Data records
## begin
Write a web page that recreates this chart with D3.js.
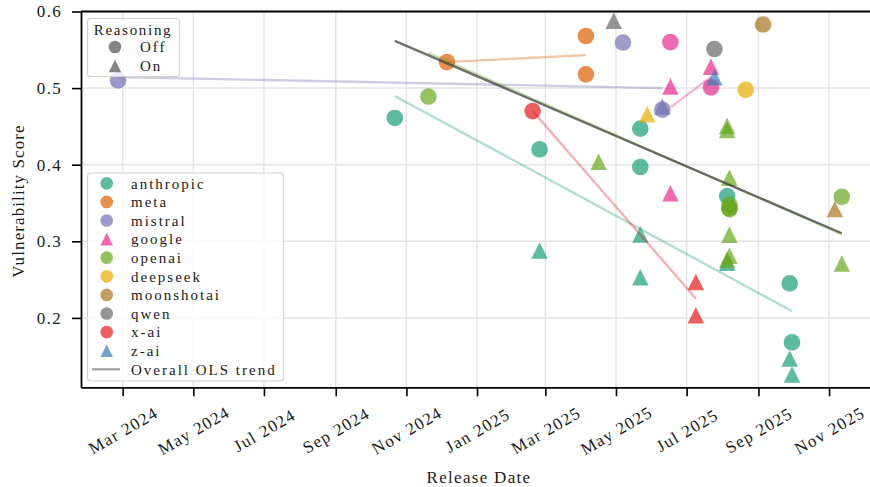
<!DOCTYPE html>
<html>
<head>
<meta charset="utf-8">
<script src="https://cdn.jsdelivr.net/npm/d3@7"></script>
<style>
  html, body { margin: 0; padding: 0; background: #fff; }
  svg { display: block; font-family: "Liberation Serif", serif; }
</style>
</head>
<body>
<svg id="chart" width="870" height="487"></svg>
<script>
// ---- data -------------------------------------------------------------
const companies = ["anthropic", "meta", "mistral", "google", "openai",
                   "deepseek", "moonshotai", "qwen", "x-ai", "z-ai"];
const companyColors = ["#1b9e77", "#d95f02", "#7570b3", "#e7298a", "#66a61e",
                       "#e6ab02", "#a6761d", "#666666", "#e41a1c", "#377eb8"];
const legendShapes = ["Off", "Off", "Off", "On", "Off", "Off", "Off", "Off", "Off", "On"];

// [release date, vulnerability score, reasoning]
const anthropic = [
  ["2024-10-22", 0.461, "Off"], ["2025-02-24", 0.420, "Off"], ["2025-05-22", 0.447, "Off"],
  ["2025-05-22", 0.397, "Off"], ["2025-08-05", 0.359, "Off"], ["2025-09-28", 0.245, "Off"],
  ["2025-09-30", 0.168, "Off"],
  ["2025-02-24", 0.288, "On"], ["2025-05-22", 0.309, "On"], ["2025-05-22", 0.253, "On"],
  ["2025-08-05", 0.272, "On"], ["2025-09-28", 0.147, "On"], ["2025-09-30", 0.126, "On"]
];
const meta = [
  ["2024-12-06", 0.534, "Off"], ["2025-04-05", 0.568, "Off"], ["2025-04-05", 0.518, "Off"]
];
const mistral = [
  ["2024-02-26", 0.510, "Off"], ["2025-05-07", 0.5595, "Off"], ["2025-06-10", 0.472, "Off"],
  ["2025-06-10", 0.476, "On"]
];
const google = [
  ["2025-06-17", 0.560, "Off"], ["2025-07-22", 0.501, "Off"],
  ["2025-06-17", 0.502, "On"], ["2025-06-17", 0.3626, "On"], ["2025-07-22", 0.528, "On"]
];
const openai = [
  ["2024-11-20", 0.489, "Off"], ["2025-08-07", 0.348, "Off"], ["2025-08-07", 0.343, "Off"],
  ["2025-08-07", 0.342, "Off"], ["2025-11-12", 0.358, "Off"],
  ["2025-04-16", 0.404, "On"], ["2025-08-05", 0.4506, "On"], ["2025-08-05", 0.4454, "On"],
  ["2025-08-07", 0.383, "On"], ["2025-08-07", 0.3085, "On"], ["2025-08-07", 0.281, "On"],
  ["2025-08-05", 0.276, "On"], ["2025-11-12", 0.271, "On"]
];
const deepseek = [["2025-08-21", 0.4977, "Off"], ["2025-05-28", 0.466, "On"]];
const moonshotai = [["2025-09-05", 0.583, "Off"], ["2025-11-06", 0.342, "On"]];
const qwen = [["2025-07-25", 0.551, "Off"], ["2025-04-29", 0.588, "On"]];
const xai = [["2025-02-18", 0.470, "Off"], ["2025-07-09", 0.247, "On"], ["2025-07-09", 0.2035, "On"]];
const zai = [["2025-07-25", 0.514, "On"]];

// fitted per-company trends: [company, start date, start score, end date, end score]
const companyTrends = [
  ["anthropic", "2024-10-22", 0.4898, "2025-09-30", 0.2088],
  ["meta",      "2024-12-06", 0.534,  "2025-04-05", 0.543],
  ["mistral",   "2024-02-26", 0.5145, "2025-06-10", 0.500],
  ["google",    "2025-06-17", 0.4749, "2025-07-22", 0.5145],
  ["openai",    "2024-11-20", 0.546,  "2025-11-12", 0.309],
  ["x-ai",      "2025-02-18", 0.470,  "2025-07-09", 0.2253]
];
const overallTrend = [["2024-10-22", 0.5617], ["2025-11-12", 0.3105]];

const xTickDates = ["2024-03-01", "2024-05-01", "2024-07-01", "2024-09-01", "2024-11-01",
                    "2025-01-01", "2025-03-01", "2025-05-01", "2025-07-01", "2025-09-01",
                    "2025-11-01"];
const yTicks = [0.2, 0.3, 0.4, 0.5, 0.6];
const xDomain = ["2024-01-25", "2025-12-15"];
const yDomain = [0.1094, 0.6];

// ---- assembly ---------------------------------------------------------
const parse = d3.utcParse("%Y-%m-%d");
const seriesByCompany = {
  "anthropic": anthropic, "meta": meta, "mistral": mistral, "google": google,
  "openai": openai, "deepseek": deepseek, "moonshotai": moonshotai, "qwen": qwen,
  "x-ai": xai, "z-ai": zai
};
const color = d3.scaleOrdinal().domain(companies).range(companyColors);

const svg = d3.select("#chart");
const plot = { left: 81, right: 880, top: 11.5, bottom: 387.3 };

const x = d3.scaleUtc().domain(xDomain.map(parse)).range([plot.left, plot.right]);
const y = d3.scaleLinear().domain(yDomain).range([plot.bottom, plot.top]);

// text styles
const tickFont = { size: 17, spacing: 1.3 };
const labelFont = { size: 17, spacing: 1.3 };
const legendFont = { size: 15, spacing: 2.0 };
const ink = "#1a1a1a";

// matplotlib-style "^": square bounding box centred on the point
const triangleUp = {
  draw(ctx, size) {
    const h = Math.sqrt(size) / 2;
    ctx.moveTo(0, -h); ctx.lineTo(h, h); ctx.lineTo(-h, h); ctx.closePath();
  }
};
const markerPath = (mode, big) => mode === "On"
  ? d3.symbol(triangleUp, big ? 272 : 158)()
  : d3.symbol(d3.symbolCircle, big ? 218 : 126)();

svg.append("defs").append("clipPath").attr("id", "plotClip")
  .append("rect").attr("x", plot.left).attr("y", plot.top)
  .attr("width", plot.right - plot.left).attr("height", plot.bottom - plot.top);

// grid
const grid = svg.append("g").attr("stroke", "#e4e4e4").attr("stroke-width", 1.5);
grid.selectAll("line.gx").data(xTickDates).join("line")
  .attr("x1", d => x(parse(d))).attr("x2", d => x(parse(d)))
  .attr("y1", plot.top).attr("y2", plot.bottom);
grid.selectAll("line.gy").data(yTicks).join("line")
  .attr("x1", plot.left).attr("x2", plot.right)
  .attr("y1", d => y(d)).attr("y2", d => y(d));

// points
const pts = svg.append("g").attr("clip-path", "url(#plotClip)");
companies.forEach(c => {
  pts.append("g").selectAll("path").data(seriesByCompany[c]).join("path")
    .attr("transform", d => `translate(${x(parse(d[0]))},${y(d[1])})`)
    .attr("d", d => markerPath(d[2], true))
    .attr("fill", color(c)).attr("fill-opacity", 0.7);
});

// trend lines
const line = d3.line().x(d => x(parse(d[0]))).y(d => y(d[1]));
const trends = svg.append("g").attr("clip-path", "url(#plotClip)").attr("fill", "none");
trends.selectAll("path").data(companyTrends).join("path")
  .attr("d", d => line([[d[1], d[2]], [d[3], d[4]]]))
  .attr("stroke", d => color(d[0])).attr("stroke-opacity", 0.35).attr("stroke-width", 2.3);
trends.append("path").attr("d", line(overallTrend))
  .attr("stroke", "#3a3a3a").attr("stroke-opacity", 0.72).attr("stroke-width", 2.4);

// axes
const xAxis = svg.append("g").attr("transform", `translate(0,${plot.bottom})`)
  .call(d3.axisBottom(x).tickValues(xTickDates.map(parse))
    .tickFormat(d3.utcFormat("%b %Y")).tickSize(9).tickSizeOuter(0));
xAxis.select(".domain").attr("stroke", "#000").attr("stroke-width", 1.8);
xAxis.selectAll(".tick line").attr("stroke", "#000").attr("stroke-width", 1.6);
xAxis.selectAll(".tick text")
  .attr("y", 0).attr("dy", "0.35em")
  .attr("transform", "translate(0,43) rotate(-30)")
  .attr("text-anchor", "middle")
  .attr("font-size", tickFont.size).attr("letter-spacing", tickFont.spacing)
  .attr("fill", ink).attr("font-family", "Liberation Serif");

const yAxis = svg.append("g").attr("transform", `translate(${plot.left},0)`)
  .call(d3.axisLeft(y).tickValues(yTicks).tickFormat(d3.format(".1f"))
    .tickSize(9).tickSizeOuter(0).tickPadding(10));
yAxis.select(".domain").attr("stroke", "#000").attr("stroke-width", 1.8);
yAxis.selectAll(".tick line").attr("stroke", "#000").attr("stroke-width", 1.6);
yAxis.selectAll(".tick text").attr("font-size", tickFont.size)
  .attr("letter-spacing", tickFont.spacing)
  .attr("fill", ink).attr("font-family", "Liberation Serif");

svg.append("line").attr("x1", plot.left).attr("x2", plot.right)
  .attr("y1", plot.top).attr("y2", plot.top)
  .attr("stroke", "#000").attr("stroke-width", 1.8);

svg.append("text").attr("x", 479).attr("y", 477).attr("dy", "0.35em")
  .attr("text-anchor", "middle").attr("font-size", labelFont.size)
  .attr("letter-spacing", labelFont.spacing).attr("fill", ink).text("Release Date");
svg.append("text").attr("transform", "translate(18,201) rotate(-90)").attr("dy", "0.35em")
  .attr("text-anchor", "middle").attr("font-size", labelFont.size)
  .attr("letter-spacing", 1.1).attr("fill", ink).text("Vulnerability Score");

// legend: reasoning mode
const legText = (g, xx, yy, s, anchor) => g.append("text")
  .attr("x", xx).attr("y", yy).attr("dy", "0.35em").attr("text-anchor", anchor || "start")
  .attr("font-size", legendFont.size).attr("letter-spacing", legendFont.spacing)
  .attr("fill", ink).text(s);

const leg1 = svg.append("g");
leg1.append("rect").attr("x", 87.5).attr("y", 18.5).attr("width", 92).attr("height", 58)
  .attr("rx", 3).attr("fill", "#fff").attr("fill-opacity", 0.8)
  .attr("stroke", "#d2d2d2").attr("stroke-width", 1.2);
leg1.append("text").attr("x", 133).attr("y", 29.5).attr("dy", "0.35em")
  .attr("text-anchor", "middle").attr("font-size", legendFont.size)
  .attr("letter-spacing", 1.7).attr("fill", ink).text("Reasoning");
["Off", "On"].forEach((m, i) => {
  const yy = 47 + i * 19;
  leg1.append("path").attr("transform", `translate(115,${yy})`)
    .attr("d", markerPath(m, false)).attr("fill", "#666").attr("fill-opacity", 0.8);
  legText(leg1, 140, yy, m);
});

// legend: companies + overall trend
const leg2 = svg.append("g");
leg2.append("rect").attr("x", 87.5).attr("y", 173).attr("width", 196).attr("height", 208)
  .attr("rx", 3).attr("fill", "#fff").attr("fill-opacity", 0.8)
  .attr("stroke", "#d2d2d2").attr("stroke-width", 1.2);
const rowY = i => 183.3 + i * 18.6;
companies.forEach((c, i) => {
  leg2.append("path").attr("transform", `translate(106.7,${rowY(i)})`)
    .attr("d", markerPath(legendShapes[i], false))
    .attr("fill", color(c)).attr("fill-opacity", 0.7);
  legText(leg2, 131, rowY(i), c);
});
const olsRow = rowY(companies.length);
leg2.append("line").attr("x1", 92).attr("x2", 120).attr("y1", olsRow).attr("y2", olsRow)
  .attr("stroke", "#3a3a3a").attr("stroke-opacity", 0.5).attr("stroke-width", 2.2);
legText(leg2, 131, olsRow, "Overall OLS trend");
</script>
</body>
</html>
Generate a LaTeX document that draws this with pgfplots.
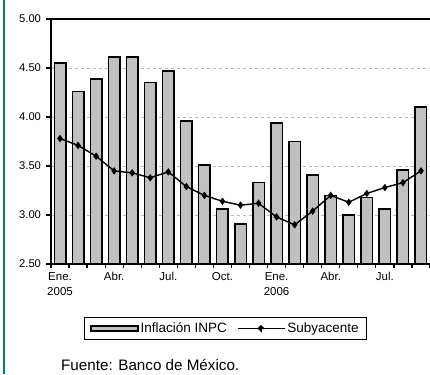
\documentclass[border=0pt]{standalone}
\usepackage{pgfplots}
\pgfplotsset{compat=1.18}
\usepackage{fontspec}
\setmainfont{Liberation Sans}
\definecolor{barg}{RGB}{192,192,192}
\definecolor{tealb}{RGB}{0,128,128}
\begin{document}
\begin{tikzpicture}[x=1pt,y=1pt]
\path[use as bounding box] (0,0) rectangle (430,374);
\draw[tealb, line width=2pt] (4,0) -- (4,374);
\begin{axis}[at={(51pt,110pt)}, anchor=south west, scale only axis,
  width=379pt, height=245pt,
  xmin=-0.5, xmax=20.5, ymin=2.5, ymax=5,
  axis x line=bottom, axis y line=left,
  axis line style={line width=1.6pt, -},
  tick align=outside, major tick length=4.5pt,
  tick style={black, line width=1.2pt},
  xtick={-0.5,0.5,...,20.5}, xticklabels={},
  extra x ticks={0,3,6,9,12,15,18},
  extra x tick labels={Ene.\\2005,Abr.,Jul.,Oct.,Ene.\\2006,Abr.,Jul.},
  extra x tick style={major tick length=0pt, tick style={draw=none}},
  xticklabel style={align=center, font=\fontsize{11.5}{15.5}\selectfont, yshift=-5pt},
  ytick={2.5,3,3.5,4,4.5,5},
  yticklabel style={font=\fontsize{11.2}{13}\selectfont, xshift=-2pt, /pgf/number format/.cd, fixed, fixed zerofill, precision=2},
  /pgf/number format/assume math mode=true,
  ymajorgrids, grid style={gray!55, dashed, line width=0.9pt},
  legend columns=2,
  legend style={at={(0.4604,-0.263)}, anchor=center, draw=black, line width=1.2pt,
    font=\fontsize{13.5}{15}\selectfont, inner xsep=6pt, inner ysep=3.5pt,
    /tikz/every even column/.append style={column sep=8pt}},
]
\addplot[ybar, bar width=11.5pt, fill=barg, draw=black, line width=1.5pt,
  legend image code/.code={\draw[fill=barg, draw=black, line width=1.2pt] (0pt,-2.5pt) rectangle (47pt,2.5pt);}]
coordinates {(0,4.55)(1,4.26)(2,4.39)(3,4.61)(4,4.61)(5,4.35)(6,4.47)(7,3.96)(8,3.51)(9,3.06)(10,2.91)
(11,3.33)(12,3.94)(13,3.75)(14,3.41)(15,3.20)(16,3.00)(17,3.18)(18,3.06)(19,3.46)(20,4.10)};
\addlegendentry{Inflación INPC}
\addplot[black, line width=1.4pt, mark=diamond*, mark size=2.6pt,
  legend image code/.code={\draw[black, line width=1.4pt] (0pt,0pt) -- (47pt,0pt); \fill (23.5pt,0pt) -- ++(2.6pt,0) -- ++(-2.6pt,2.6pt) -- ++(-2.6pt,-2.6pt) -- ++(2.6pt,-2.6pt) -- cycle;}]
coordinates {(0,3.78)(1,3.71)(2,3.60)(3,3.45)(4,3.43)(5,3.38)(6,3.44)(7,3.29)(8,3.20)(9,3.14)(10,3.10)
(11,3.12)(12,2.98)(13,2.90)(14,3.04)(15,3.20)(16,3.13)(17,3.22)(18,3.28)(19,3.33)(20,3.45)};
\addlegendentry{Subyacente}
\draw[black, line width=1.6pt] (rel axis cs:0,1) -- (rel axis cs:1,1);
\end{axis}
\node[anchor=west, font=\fontsize{15.2}{17}\selectfont, inner sep=0pt] at (61,9) {Fuente: Banco de México.};
\end{tikzpicture}
\end{document}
## end
Set task: Copy all lines above containing the string "this".

Worked solution:
Write a web page that recreates this chart with D3.js.
Generate a LaTeX document that draws this with pgfplots.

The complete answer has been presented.